¿Nomen est omen?
Por fin he quedado para tomar una caña con mi amigo Miguel; me lo encuentro escribiendo una carta, y espero a que termine, sé que después me pedirá que la lea... y leo:
Apenas tuve abuelita, pero tú lo eres para mí, LOLITA. Y, en lugar de preguntar: ¿Cómo estás?, sigue diciendo: A menudo usamos los diminutivos (RAE: “Que tiene cualidad de disminuir o reducir a menos”) para muchos de los nombres que designan a las personas más grandes de nuestra vida: Anita, Marga, Sory, Juanchi, Santi... En fin, no caben todos, ni aun sus diminutivos, en una carta; mucho menos sus personas. Pero volvamos al asunto. ¿Por qué usamos diminutivos o apelativos cariñosos que puedan cabernos en pocas sílabas, hacer pequeños a aquellos que son los más grandes en nuestro corazón?

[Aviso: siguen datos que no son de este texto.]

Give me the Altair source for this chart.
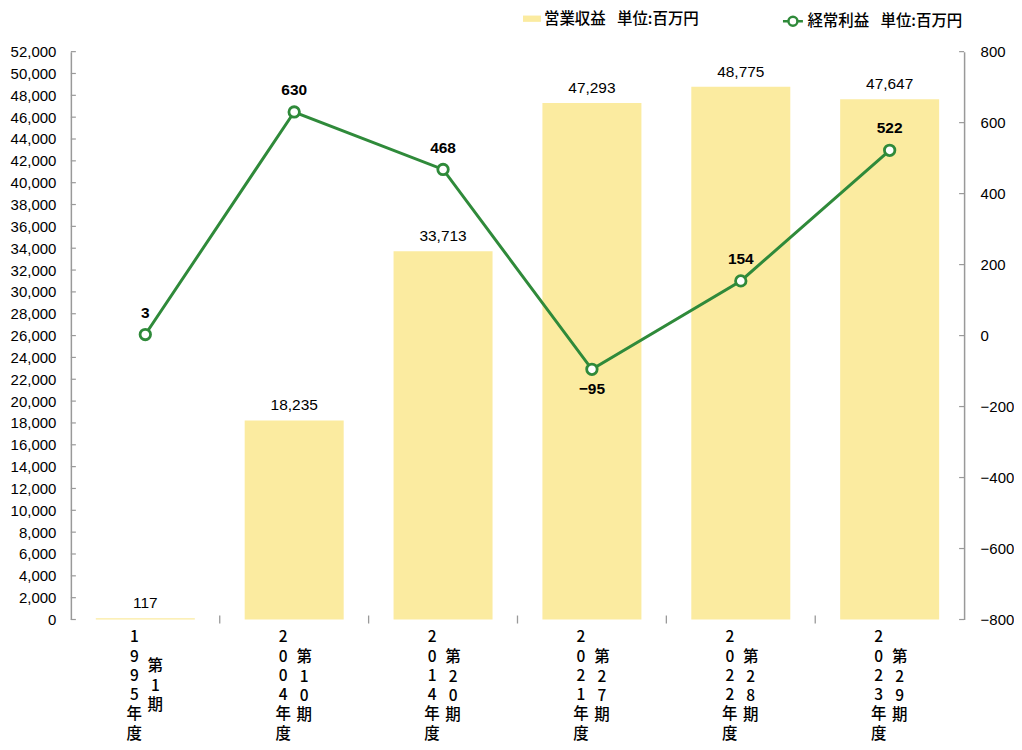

Creo que reducimos espacio en lo cotidiano, que es nombrar, para cederlo al lugar más importante, nuestro corazón; a donde vamos solo para guardar y encontrar nuestros tesoros. De esta manera jugamos al juego del -me invento un latinajo- “nomen est omen”... o sea, algo así como “el nombre hace al hombre (o la mujer)”, pero intentando despistar al ajeno y acercando su propia honra a nuestros amados. Lolas, María Dolores, hay muchas. Hoy, el corazón tiene el palco con una sola que está en Ecuador. Grande, Lolita. ¿Por qué? Por eso de deberle tanto y tener tan poco tiempo. Otra cosa que ocurre siempre con aquellos a los que amamos mucho y nombramos en pequeño, cuando la distancia es tanta y es grande su poso y recuerdo.
Muy bonita la carta -le digo-, pero nada convencional, parece un poema articulado; luego dirán en Ecuador: ¡qué raros son estos españoles! Ahora voy a discutir contigo eso del “nomen est omen”. En la mesa de al lado ya están discutiendo: “La pifier”, “que no, la astracenca”, “pues yo me quedo con la juansen”. De pronto, me siento raro.